(Saved entries)
● ● ● ● ● ● ●
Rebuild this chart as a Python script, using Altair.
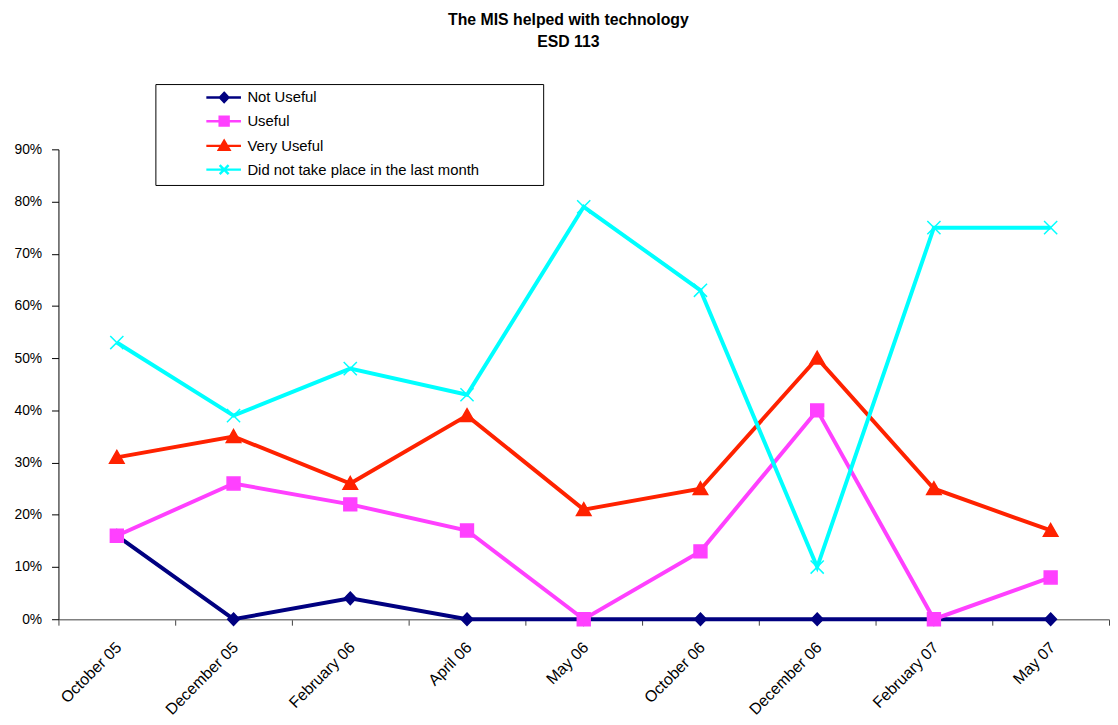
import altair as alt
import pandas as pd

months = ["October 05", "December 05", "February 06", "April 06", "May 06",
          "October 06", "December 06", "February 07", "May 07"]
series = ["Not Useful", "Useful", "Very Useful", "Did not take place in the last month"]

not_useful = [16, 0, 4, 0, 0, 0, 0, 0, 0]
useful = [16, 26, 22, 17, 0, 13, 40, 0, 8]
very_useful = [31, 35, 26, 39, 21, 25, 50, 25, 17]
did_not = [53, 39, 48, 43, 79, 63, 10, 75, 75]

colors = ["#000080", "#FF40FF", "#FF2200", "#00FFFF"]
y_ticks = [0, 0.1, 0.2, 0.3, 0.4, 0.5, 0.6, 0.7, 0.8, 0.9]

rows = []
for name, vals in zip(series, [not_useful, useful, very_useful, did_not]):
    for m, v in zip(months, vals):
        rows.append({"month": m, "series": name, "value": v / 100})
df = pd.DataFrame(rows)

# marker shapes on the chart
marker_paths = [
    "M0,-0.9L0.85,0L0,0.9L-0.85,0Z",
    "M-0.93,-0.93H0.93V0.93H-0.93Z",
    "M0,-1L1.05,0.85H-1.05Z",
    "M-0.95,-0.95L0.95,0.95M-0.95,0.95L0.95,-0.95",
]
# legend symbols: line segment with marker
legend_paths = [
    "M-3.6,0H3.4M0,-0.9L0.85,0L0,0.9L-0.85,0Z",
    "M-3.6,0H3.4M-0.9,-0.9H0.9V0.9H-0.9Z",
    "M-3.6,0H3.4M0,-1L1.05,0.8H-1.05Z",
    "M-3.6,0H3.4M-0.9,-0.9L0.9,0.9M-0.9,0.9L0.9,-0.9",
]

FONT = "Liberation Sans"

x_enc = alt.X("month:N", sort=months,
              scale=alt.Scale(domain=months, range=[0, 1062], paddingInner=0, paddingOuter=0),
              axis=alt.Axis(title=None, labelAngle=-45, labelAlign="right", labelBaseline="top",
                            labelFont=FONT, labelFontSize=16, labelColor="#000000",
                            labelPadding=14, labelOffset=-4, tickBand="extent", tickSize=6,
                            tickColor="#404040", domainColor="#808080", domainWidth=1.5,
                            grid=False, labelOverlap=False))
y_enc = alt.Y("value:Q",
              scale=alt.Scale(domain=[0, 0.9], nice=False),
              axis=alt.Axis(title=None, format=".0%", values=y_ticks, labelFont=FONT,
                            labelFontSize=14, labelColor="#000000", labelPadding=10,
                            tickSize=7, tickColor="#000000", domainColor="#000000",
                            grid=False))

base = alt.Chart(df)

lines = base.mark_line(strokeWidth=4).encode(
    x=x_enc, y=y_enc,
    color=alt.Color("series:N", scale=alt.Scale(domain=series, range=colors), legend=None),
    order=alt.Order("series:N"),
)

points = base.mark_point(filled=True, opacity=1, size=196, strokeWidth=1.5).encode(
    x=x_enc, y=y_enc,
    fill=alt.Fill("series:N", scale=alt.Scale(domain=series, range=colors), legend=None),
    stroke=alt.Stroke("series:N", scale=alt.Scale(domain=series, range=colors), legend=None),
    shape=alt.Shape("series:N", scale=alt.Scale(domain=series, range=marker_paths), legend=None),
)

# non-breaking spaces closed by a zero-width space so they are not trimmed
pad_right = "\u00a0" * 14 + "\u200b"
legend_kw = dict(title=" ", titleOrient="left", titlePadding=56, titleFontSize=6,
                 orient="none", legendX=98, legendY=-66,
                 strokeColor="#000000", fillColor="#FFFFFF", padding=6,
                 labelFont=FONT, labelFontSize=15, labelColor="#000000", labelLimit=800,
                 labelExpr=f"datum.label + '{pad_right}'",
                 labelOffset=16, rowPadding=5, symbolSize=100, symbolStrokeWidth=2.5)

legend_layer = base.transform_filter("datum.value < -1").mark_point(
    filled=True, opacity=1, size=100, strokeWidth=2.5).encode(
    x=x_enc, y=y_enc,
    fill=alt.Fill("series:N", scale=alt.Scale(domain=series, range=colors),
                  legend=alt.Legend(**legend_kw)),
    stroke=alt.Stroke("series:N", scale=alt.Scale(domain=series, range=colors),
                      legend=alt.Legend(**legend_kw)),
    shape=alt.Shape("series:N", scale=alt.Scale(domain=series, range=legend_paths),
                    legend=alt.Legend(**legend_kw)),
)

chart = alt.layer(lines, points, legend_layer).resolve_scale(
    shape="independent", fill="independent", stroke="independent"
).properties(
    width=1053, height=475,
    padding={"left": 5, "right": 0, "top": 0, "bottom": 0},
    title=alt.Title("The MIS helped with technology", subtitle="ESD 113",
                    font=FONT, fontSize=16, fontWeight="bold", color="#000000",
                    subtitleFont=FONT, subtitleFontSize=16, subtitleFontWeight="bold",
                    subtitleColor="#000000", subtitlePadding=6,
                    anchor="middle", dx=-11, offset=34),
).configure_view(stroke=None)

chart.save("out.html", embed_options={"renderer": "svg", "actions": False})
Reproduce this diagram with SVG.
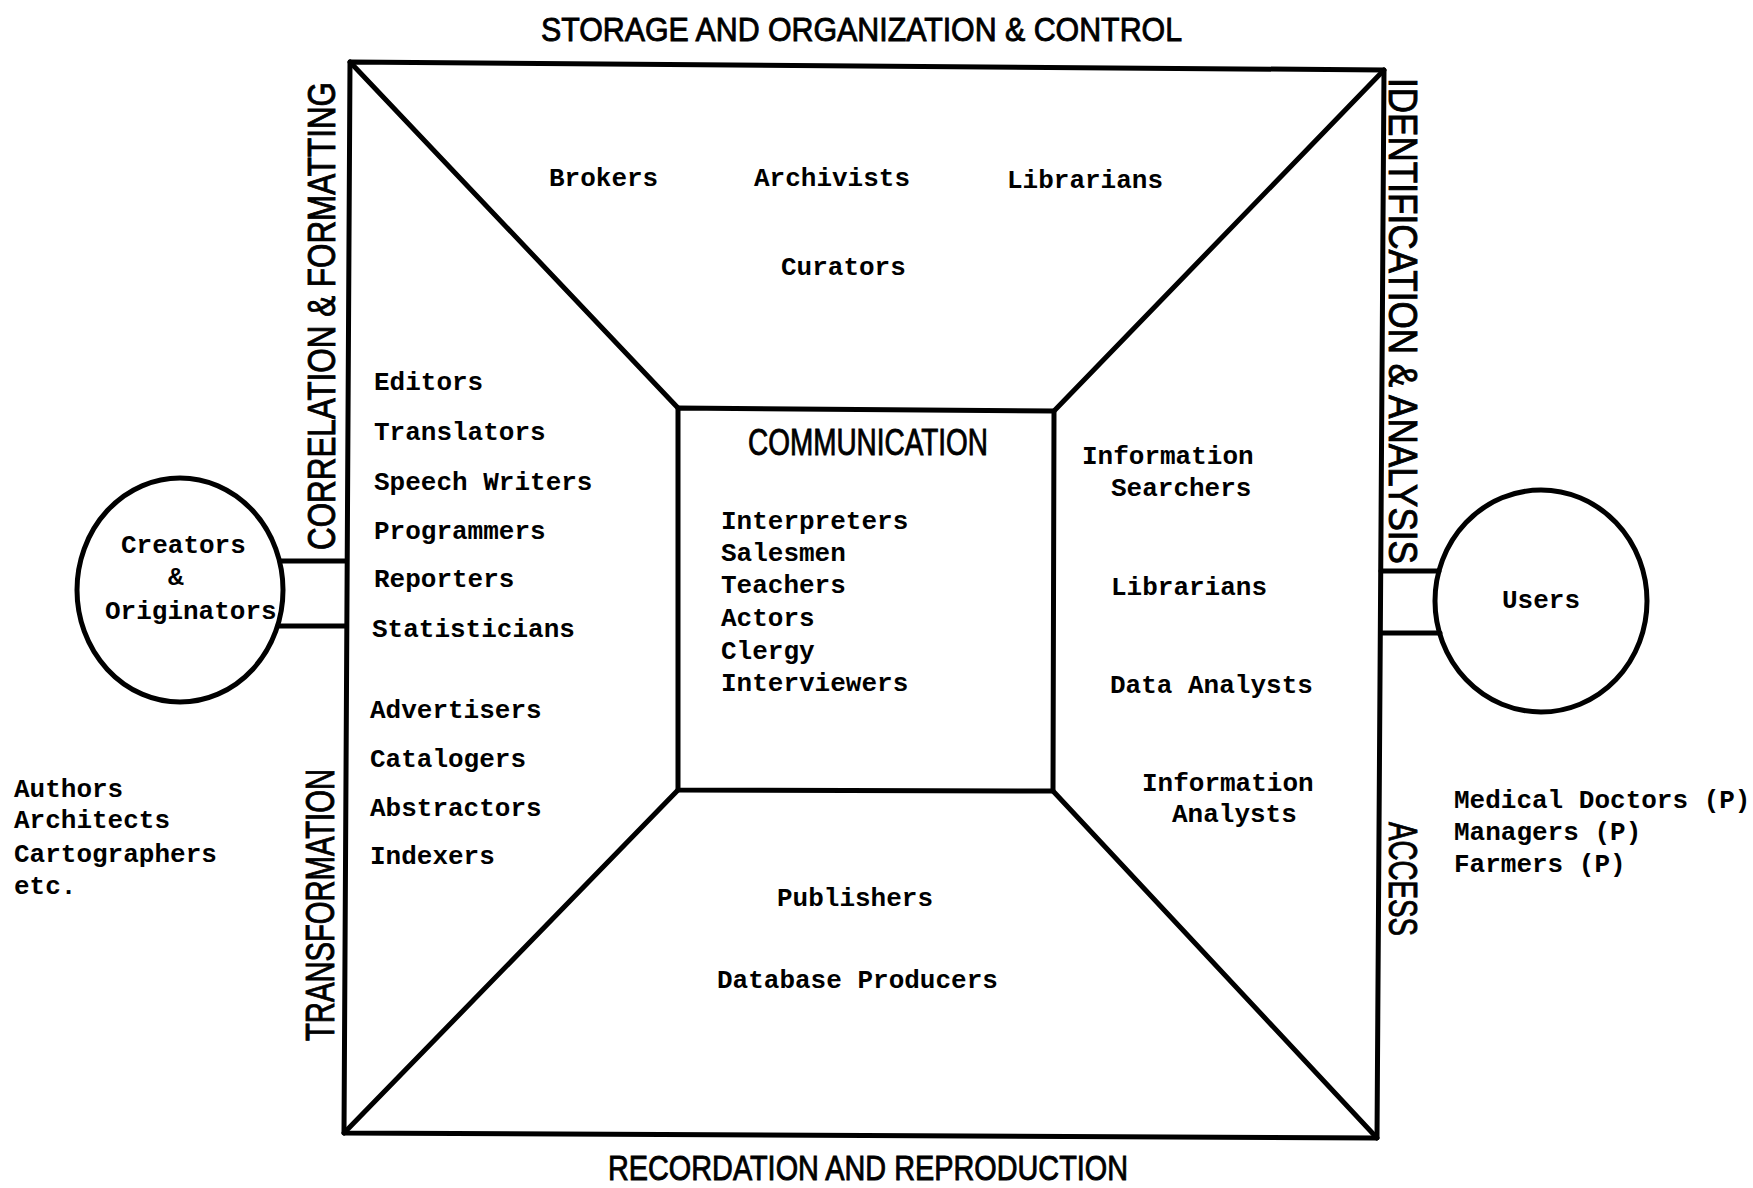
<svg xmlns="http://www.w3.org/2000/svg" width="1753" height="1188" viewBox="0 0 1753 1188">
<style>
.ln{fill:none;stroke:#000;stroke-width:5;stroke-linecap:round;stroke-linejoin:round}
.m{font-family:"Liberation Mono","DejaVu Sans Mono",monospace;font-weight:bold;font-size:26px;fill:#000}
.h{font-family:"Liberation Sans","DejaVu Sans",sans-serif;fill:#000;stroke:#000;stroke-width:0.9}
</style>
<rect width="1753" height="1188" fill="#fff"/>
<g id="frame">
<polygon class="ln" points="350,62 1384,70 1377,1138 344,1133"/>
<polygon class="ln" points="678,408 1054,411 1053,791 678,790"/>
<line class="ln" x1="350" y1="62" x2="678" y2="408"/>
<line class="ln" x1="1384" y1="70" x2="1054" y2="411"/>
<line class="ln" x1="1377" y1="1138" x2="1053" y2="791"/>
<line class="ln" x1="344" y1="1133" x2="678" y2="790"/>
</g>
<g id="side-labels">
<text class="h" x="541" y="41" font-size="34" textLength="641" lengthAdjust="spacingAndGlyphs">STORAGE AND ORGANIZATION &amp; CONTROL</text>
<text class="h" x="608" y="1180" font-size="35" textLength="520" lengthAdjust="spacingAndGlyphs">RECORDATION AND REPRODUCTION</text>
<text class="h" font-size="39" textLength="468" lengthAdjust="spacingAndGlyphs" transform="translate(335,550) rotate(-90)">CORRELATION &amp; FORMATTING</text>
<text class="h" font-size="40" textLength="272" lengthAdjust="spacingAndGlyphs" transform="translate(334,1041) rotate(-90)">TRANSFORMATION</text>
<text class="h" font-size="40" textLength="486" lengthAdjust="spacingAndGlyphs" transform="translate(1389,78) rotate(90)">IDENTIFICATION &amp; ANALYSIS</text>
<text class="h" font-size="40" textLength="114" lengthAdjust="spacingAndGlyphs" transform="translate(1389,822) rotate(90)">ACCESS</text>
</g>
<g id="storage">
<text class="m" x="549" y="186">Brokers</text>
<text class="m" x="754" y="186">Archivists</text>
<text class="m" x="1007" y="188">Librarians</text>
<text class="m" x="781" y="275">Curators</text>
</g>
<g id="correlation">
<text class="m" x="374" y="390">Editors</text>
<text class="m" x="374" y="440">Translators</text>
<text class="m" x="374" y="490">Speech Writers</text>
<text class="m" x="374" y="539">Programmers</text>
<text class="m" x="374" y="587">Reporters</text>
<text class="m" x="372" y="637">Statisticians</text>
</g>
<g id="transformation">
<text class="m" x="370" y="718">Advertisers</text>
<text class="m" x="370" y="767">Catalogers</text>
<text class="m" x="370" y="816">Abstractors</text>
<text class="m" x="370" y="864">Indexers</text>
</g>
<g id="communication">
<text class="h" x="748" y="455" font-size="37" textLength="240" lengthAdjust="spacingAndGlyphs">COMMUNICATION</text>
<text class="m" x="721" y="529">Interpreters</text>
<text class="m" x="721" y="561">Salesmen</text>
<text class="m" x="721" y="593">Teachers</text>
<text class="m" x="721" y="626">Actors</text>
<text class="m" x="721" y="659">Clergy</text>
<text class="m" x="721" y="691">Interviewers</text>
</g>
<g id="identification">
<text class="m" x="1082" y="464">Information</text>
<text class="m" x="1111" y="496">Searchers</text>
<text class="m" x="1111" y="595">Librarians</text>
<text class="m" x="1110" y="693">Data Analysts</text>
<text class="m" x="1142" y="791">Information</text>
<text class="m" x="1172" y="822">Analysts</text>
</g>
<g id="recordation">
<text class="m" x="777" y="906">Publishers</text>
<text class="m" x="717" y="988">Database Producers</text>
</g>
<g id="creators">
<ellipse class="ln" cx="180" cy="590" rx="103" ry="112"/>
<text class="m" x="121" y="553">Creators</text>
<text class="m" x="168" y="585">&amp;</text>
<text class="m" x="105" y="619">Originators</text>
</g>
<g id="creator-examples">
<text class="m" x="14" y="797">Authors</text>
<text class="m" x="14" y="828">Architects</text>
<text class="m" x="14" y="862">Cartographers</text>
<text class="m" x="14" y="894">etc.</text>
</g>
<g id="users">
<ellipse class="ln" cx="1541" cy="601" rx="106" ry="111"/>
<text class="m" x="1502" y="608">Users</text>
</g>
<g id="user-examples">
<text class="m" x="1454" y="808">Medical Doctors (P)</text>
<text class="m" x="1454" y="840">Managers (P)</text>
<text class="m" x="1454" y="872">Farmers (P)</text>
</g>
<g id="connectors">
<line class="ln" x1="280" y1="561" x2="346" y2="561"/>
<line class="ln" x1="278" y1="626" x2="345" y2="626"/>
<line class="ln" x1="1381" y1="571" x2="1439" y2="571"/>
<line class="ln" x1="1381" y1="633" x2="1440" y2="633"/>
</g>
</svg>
● ● ● ● ● ● ●
→ **AIM OF THE EXERCISE**:
Only lines belong in the copy: transcribe those from the start of the data through the line that contains "not take place", and skip the pictures.

→ **PROBLEM SOLUTION**:
Rebuild this chart as a Python script, using Altair.
import altair as alt
import pandas as pd

months = ["October 05", "December 05", "February 06", "April 06", "May 06",
          "October 06", "December 06", "February 07", "May 07"]
series = ["Not Useful", "Useful", "Very Useful", "Did not take place in the last month"]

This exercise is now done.